▸ Written problem
Copy the data that follows, character for character, minus the pictures.

▸ Given information
## start
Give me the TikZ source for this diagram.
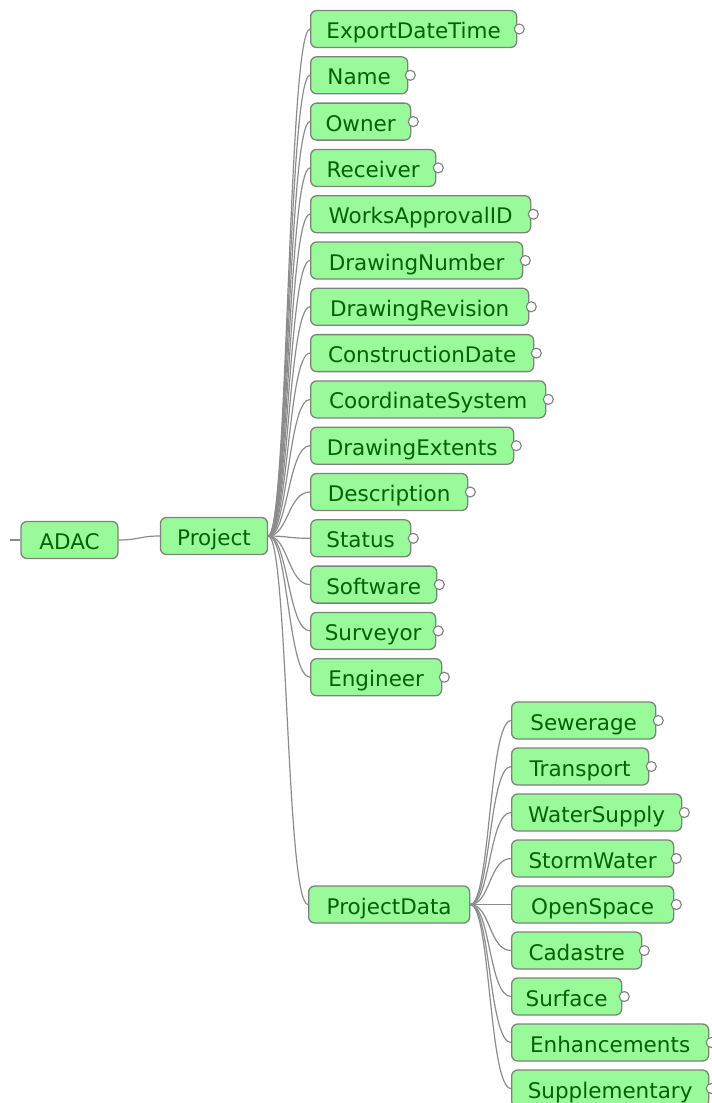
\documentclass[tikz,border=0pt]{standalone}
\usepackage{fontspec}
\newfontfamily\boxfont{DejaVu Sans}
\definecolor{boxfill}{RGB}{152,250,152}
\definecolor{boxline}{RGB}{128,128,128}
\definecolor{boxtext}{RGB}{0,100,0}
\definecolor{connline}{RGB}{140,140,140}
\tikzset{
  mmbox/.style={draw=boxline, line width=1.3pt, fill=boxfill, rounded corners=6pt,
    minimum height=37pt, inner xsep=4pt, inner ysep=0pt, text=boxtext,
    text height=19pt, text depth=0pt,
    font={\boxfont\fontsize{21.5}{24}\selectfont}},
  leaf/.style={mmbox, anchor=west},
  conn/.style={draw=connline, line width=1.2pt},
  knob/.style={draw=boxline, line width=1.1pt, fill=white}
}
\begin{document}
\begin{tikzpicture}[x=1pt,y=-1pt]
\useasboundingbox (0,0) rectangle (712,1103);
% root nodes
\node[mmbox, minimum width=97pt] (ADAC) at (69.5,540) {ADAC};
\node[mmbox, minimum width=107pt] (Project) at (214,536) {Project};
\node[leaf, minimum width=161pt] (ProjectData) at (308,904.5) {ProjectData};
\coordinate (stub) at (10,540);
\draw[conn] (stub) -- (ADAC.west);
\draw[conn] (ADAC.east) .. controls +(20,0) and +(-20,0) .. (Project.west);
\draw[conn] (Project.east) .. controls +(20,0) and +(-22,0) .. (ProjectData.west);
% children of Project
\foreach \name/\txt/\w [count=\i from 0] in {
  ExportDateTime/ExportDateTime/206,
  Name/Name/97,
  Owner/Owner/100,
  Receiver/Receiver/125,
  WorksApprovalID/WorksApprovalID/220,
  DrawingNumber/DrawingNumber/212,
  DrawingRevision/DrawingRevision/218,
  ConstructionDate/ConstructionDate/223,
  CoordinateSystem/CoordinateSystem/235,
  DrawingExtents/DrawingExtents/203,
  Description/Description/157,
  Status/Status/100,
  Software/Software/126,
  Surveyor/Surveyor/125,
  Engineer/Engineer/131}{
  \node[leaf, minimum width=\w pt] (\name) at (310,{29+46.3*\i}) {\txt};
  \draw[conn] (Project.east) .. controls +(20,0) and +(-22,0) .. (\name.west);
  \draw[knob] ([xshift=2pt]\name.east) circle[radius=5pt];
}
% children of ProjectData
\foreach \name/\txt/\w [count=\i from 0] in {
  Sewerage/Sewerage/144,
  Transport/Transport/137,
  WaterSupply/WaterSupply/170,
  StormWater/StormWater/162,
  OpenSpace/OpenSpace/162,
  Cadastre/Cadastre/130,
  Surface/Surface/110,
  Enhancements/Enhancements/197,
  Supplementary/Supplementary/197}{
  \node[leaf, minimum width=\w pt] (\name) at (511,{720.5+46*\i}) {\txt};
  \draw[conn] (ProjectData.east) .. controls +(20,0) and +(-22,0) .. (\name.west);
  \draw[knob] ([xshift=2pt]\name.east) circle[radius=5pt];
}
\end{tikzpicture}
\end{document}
## end
▸ Expected answer
Give me the TikZ source for this diagram.
\documentclass[tikz,border=0pt]{standalone}
\usepackage{fontspec}
\newfontfamily\boxfont{DejaVu Sans}
\definecolor{boxfill}{RGB}{152,250,152}
\definecolor{boxline}{RGB}{128,128,128}
\definecolor{boxtext}{RGB}{0,100,0}
\definecolor{connline}{RGB}{140,140,140}
\tikzset{
  mmbox/.style={draw=boxline, line width=1.3pt, fill=boxfill, rounded corners=6pt,
    minimum height=37pt, inner xsep=4pt, inner ysep=0pt, text=boxtext,
    text height=19pt, text depth=0pt,
    font={\boxfont\fontsize{21.5}{24}\selectfont}},
  leaf/.style={mmbox, anchor=west},
  conn/.style={draw=connline, line width=1.2pt},
  knob/.style={draw=boxline, line width=1.1pt, fill=white}
}
\begin{document}
\begin{tikzpicture}[x=1pt,y=-1pt]
\useasboundingbox (0,0) rectangle (712,1103);
% root nodes
\node[mmbox, minimum width=97pt] (ADAC) at (69.5,540) {ADAC};
\node[mmbox, minimum width=107pt] (Project) at (214,536) {Project};
\node[leaf, minimum width=161pt] (ProjectData) at (308,904.5) {ProjectData};
\coordinate (stub) at (10,540);
\draw[conn] (stub) -- (ADAC.west);
\draw[conn] (ADAC.east) .. controls +(20,0) and +(-20,0) .. (Project.west);
\draw[conn] (Project.east) .. controls +(20,0) and +(-22,0) .. (ProjectData.west);
% children of Project
\foreach \name/\txt/\w [count=\i from 0] in {
  ExportDateTime/ExportDateTime/206,
  Name/Name/97,
  Owner/Owner/100,
  Receiver/Receiver/125,
  WorksApprovalID/WorksApprovalID/220,
  DrawingNumber/DrawingNumber/212,
  DrawingRevision/DrawingRevision/218,
  ConstructionDate/ConstructionDate/223,
  CoordinateSystem/CoordinateSystem/235,
  DrawingExtents/DrawingExtents/203,
  Description/Description/157,
  Status/Status/100,
  Software/Software/126,
  Surveyor/Surveyor/125,
  Engineer/Engineer/131}{
  \node[leaf, minimum width=\w pt] (\name) at (310,{29+46.3*\i}) {\txt};
  \draw[conn] (Project.east) .. controls +(20,0) and +(-22,0) .. (\name.west);
  \draw[knob] ([xshift=2pt]\name.east) circle[radius=5pt];
}
% children of ProjectData
\foreach \name/\txt/\w [count=\i from 0] in {
  Sewerage/Sewerage/144,
  Transport/Transport/137,
  WaterSupply/WaterSupply/170,
  StormWater/StormWater/162,
  OpenSpace/OpenSpace/162,
  Cadastre/Cadastre/130,
  Surface/Surface/110,
  Enhancements/Enhancements/197,
  Supplementary/Supplementary/197}{
  \node[leaf, minimum width=\w pt] (\name) at (511,{720.5+46*\i}) {\txt};
  \draw[conn] (ProjectData.east) .. controls +(20,0) and +(-22,0) .. (\name.west);
  \draw[knob] ([xshift=2pt]\name.east) circle[radius=5pt];
}
\end{tikzpicture}
\end{document}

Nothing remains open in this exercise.